* Start *

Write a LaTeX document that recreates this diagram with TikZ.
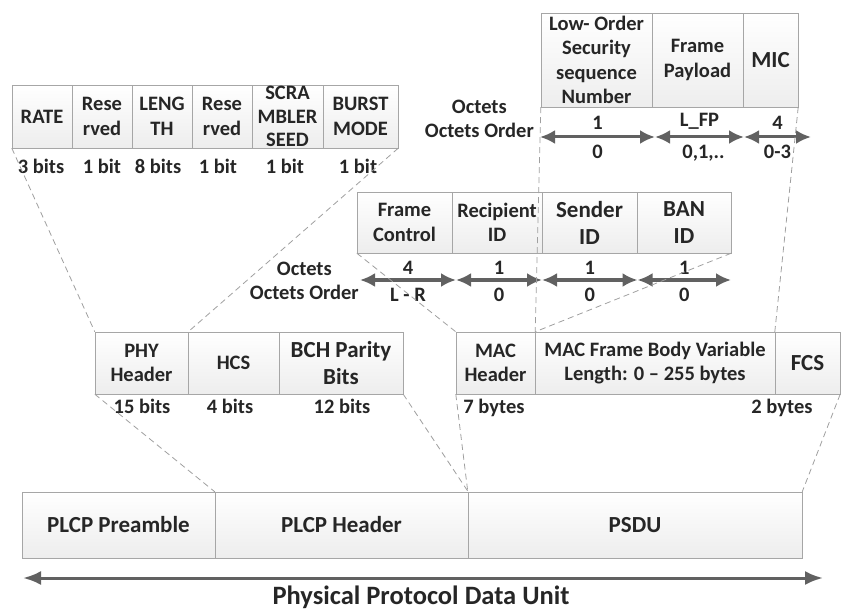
\documentclass[tikz,border=0pt]{standalone}
\usepackage{fontspec}
\setmainfont{Carlito}
\usetikzlibrary{arrows.meta}

\tikzset{
    cell/.style={draw=gray!70, top color=white, bottom color=gray!14, inner sep=0pt, align=center, text=black!85, font=\bfseries\fontsize{20.5}{24.5}\selectfont},
    big/.style={font=\bfseries\fontsize{23}{27}\selectfont},
    txt/.style={inner sep=0pt, align=center, text=black!85, font=\bfseries\fontsize{20.5}{24.5}\selectfont},
    link/.style={draw=gray!75, dash pattern=on 6pt off 4pt, line width=0.8pt},
    octet/.style={draw=black!62, line width=3pt, {Latex[length=15pt,width=14pt]}-{Latex[length=15pt,width=14pt]}},
    ppdu/.style={draw=black!62, line width=3pt, {Latex[length=18pt,width=14pt]}-{Latex[length=18pt,width=14pt]}}
}

\begin{document}
\begin{tikzpicture}[x=1pt, y=-1pt]
    \useasboundingbox (0,0) rectangle (842,609);

    % PHY header fields
    \node[cell, minimum width=60pt, minimum height=63pt] (rate) at (42,116.5) {RATE};
    \node[cell, minimum width=60pt, minimum height=63pt] (resa) at (102,116.5) {Rese\\rved};
    \node[cell, minimum width=60pt, minimum height=63pt] (leng) at (162,116.5) {LENG\\TH};
    \node[cell, minimum width=60pt, minimum height=63pt] (resb) at (222,116.5) {Rese\\rved};
    \node[cell, minimum width=71pt, minimum height=63pt] (scram) at (287.5,116.5) {};
    \node[txt, font=\bfseries\fontsize{20.5}{23.5}\selectfont] (scramtxt) at (scram) {SCRA\\MBLER\\SEED};
    \node[cell, minimum width=75pt, minimum height=63pt] (burst) at (360.5,116.5) {BURST\\MODE};

    \node[txt, anchor=base] (bits1) at (41,173.5) {3 bits};
    \node[txt, anchor=base] (bits2) at (102,173.5) {1 bit};
    \node[txt, anchor=base] (bits3) at (158,173.5) {8 bits};
    \node[txt, anchor=base] (bits4) at (218,173.5) {1 bit};
    \node[txt, anchor=base] (bits5) at (285,173.5) {1 bit};
    \node[txt, anchor=base] (bits6) at (358,173.5) {1 bit};

    % Frame body fields
    \node[cell, minimum width=111pt, minimum height=94pt] (lowo) at (596.5,60) {};
    \node[txt] (lowotxt) at (lowo) {Low- Order\\Security\\sequence\\Number};
    \node[cell, minimum width=91pt, minimum height=94pt] (payload) at (697.5,60) {Frame\\Payload};
    \node[cell, big, minimum width=55pt, minimum height=94pt] (mic) at (770.5,60) {MIC};

    \node[txt, anchor=east] (octu) at (534,119) {Octets\\Octets Order};
    \coordinate (u0) at (540,137);
    \coordinate (u1) at (655,137);
    \coordinate (u2) at (744,137);
    \coordinate (u3) at (811,137);

    % MAC header fields
    \node[cell, minimum width=95pt, minimum height=61pt] (fctrl) at (404.5,222.5) {Frame\\Control};
    \node[cell, minimum width=90pt, minimum height=61pt] (recip) at (497,222.5) {Recipient\\ID};
    \node[cell, big, minimum width=95pt, minimum height=61pt] (sender) at (589.5,222.5) {Sender\\ID};
    \node[cell, big, minimum width=94pt, minimum height=61pt] (ban) at (684,222.5) {BAN\\ID};

    \node[txt, anchor=east] (octm) at (359,281) {Octets\\Octets Order};
    \coordinate (m0) at (360,280);
    \coordinate (m1) at (456,280);
    \coordinate (m2) at (542,280);
    \coordinate (m3) at (637.5,280);
    \coordinate (m4) at (731,280);

    % PLCP header
    \node[cell, minimum width=93pt, minimum height=62pt] (phyh) at (141.5,363) {PHY\\Header};
    \node[cell, minimum width=91pt, minimum height=62pt] (hcs) at (233.5,363) {HCS};
    \node[cell, big, minimum width=124pt, minimum height=62pt] (bch) at (341,363) {BCH Parity\\Bits};

    \node[txt, anchor=base] (bits7) at (142,413.5) {15 bits};
    \node[txt, anchor=base] (bits8) at (230,413.5) {4 bits};
    \node[txt, anchor=base] (bits9) at (342,413.5) {12 bits};

    % MAC frame
    \node[cell, minimum width=79pt, minimum height=62pt] (mach) at (495.5,363) {MAC\\Header};
    \node[cell, minimum width=240pt, minimum height=62pt] (body) at (655,363) {MAC Frame Body Variable\\Length: 0 -- 255 bytes};
    \node[cell, big, minimum width=65pt, minimum height=62pt] (fcs) at (807.5,363) {FCS};

    \node[txt, anchor=base] (bytes1) at (494,413.5) {7 bytes};
    \node[txt, anchor=base] (bytes2) at (782,413.5) {2 bytes};

    % PPDU
    \node[cell, big, minimum width=193pt, minimum height=66pt] (pre) at (118.5,525) {PLCP Preamble};
    \node[cell, big, minimum width=253pt, minimum height=66pt] (plcph) at (341.5,525) {PLCP Header};
    \node[cell, big, minimum width=334pt, minimum height=66pt] (psdu) at (635,525) {PSDU};

    \coordinate (p0) at (23,578);
    \coordinate (p1) at (823,578);
    \node[txt, font=\bfseries\fontsize{26.5}{30}\selectfont, anchor=base] (title) at (421,604) {Physical Protocol Data Unit};

    % Draw arrows
    \draw[octet] (u0) -- (u1) node[txt, midway, yshift=14pt] (nu1) {1} node[txt, midway, yshift=-15pt] (ou1) {0};
    \draw[octet] (u1) -- (u2) node[txt, midway, yshift=16pt] (nu2) {L\_FP} node[txt, midway, xshift=4pt, yshift=-16pt] (ou2) {0,1,..};
    \draw[octet] (u2) -- (u3) node[txt, midway, yshift=14pt] (nu3) {4} node[txt, midway, yshift=-15pt] (ou3) {0-3};

    \draw[octet] (m0) -- (m1) node[txt, midway, yshift=12pt] (nm1) {4} node[txt, midway, yshift=-15pt] (om1) {L - R};
    \draw[octet] (m1) -- (m2) node[txt, midway, yshift=12pt] (nm2) {1} node[txt, midway, yshift=-15pt] (om2) {0};
    \draw[octet] (m2) -- (m3) node[txt, midway, yshift=12pt] (nm3) {1} node[txt, midway, yshift=-15pt] (om3) {0};
    \draw[octet] (m3) -- (m4) node[txt, midway, yshift=12pt] (nm4) {1} node[txt, midway, yshift=-15pt] (om4) {0};

    \draw[ppdu] (p0) -- (p1);

    % Draw connections
    \draw[link] (rate.south west) -- (phyh.north west);
    \draw[link] (burst.south east) -- (phyh.north east);
    \draw[link] (lowo.south west) -- (mach.north east);
    \draw[link] (mic.south east) -- (fcs.north west);
    \draw[link] (fctrl.south west) -- (mach.north west);
    \draw[link] (ban.south east) -- (mach.north east);
    \draw[link] (phyh.south west) -- (plcph.north west);
    \draw[link] (bch.south east) -- (plcph.north east);
    \draw[link] (mach.south west) -- (psdu.north west);
    \draw[link] (fcs.south east) -- (psdu.north east);
\end{tikzpicture}
\end{document}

* End *

■ **Aim of the exercise**
Take the material above from its first line through the line holding "(0,0) rectangle (842,609);" and set it down exactly, without the pictures.

■ **Task output**
Write a LaTeX document that recreates this diagram with TikZ.
\documentclass[tikz,border=0pt]{standalone}
\usepackage{fontspec}
\setmainfont{Carlito}
\usetikzlibrary{arrows.meta}

\tikzset{
    cell/.style={draw=gray!70, top color=white, bottom color=gray!14, inner sep=0pt, align=center, text=black!85, font=\bfseries\fontsize{20.5}{24.5}\selectfont},
    big/.style={font=\bfseries\fontsize{23}{27}\selectfont},
    txt/.style={inner sep=0pt, align=center, text=black!85, font=\bfseries\fontsize{20.5}{24.5}\selectfont},
    link/.style={draw=gray!75, dash pattern=on 6pt off 4pt, line width=0.8pt},
    octet/.style={draw=black!62, line width=3pt, {Latex[length=15pt,width=14pt]}-{Latex[length=15pt,width=14pt]}},
    ppdu/.style={draw=black!62, line width=3pt, {Latex[length=18pt,width=14pt]}-{Latex[length=18pt,width=14pt]}}
}

\begin{document}
\begin{tikzpicture}[x=1pt, y=-1pt]
    \useasboundingbox (0,0) rectangle (842,609);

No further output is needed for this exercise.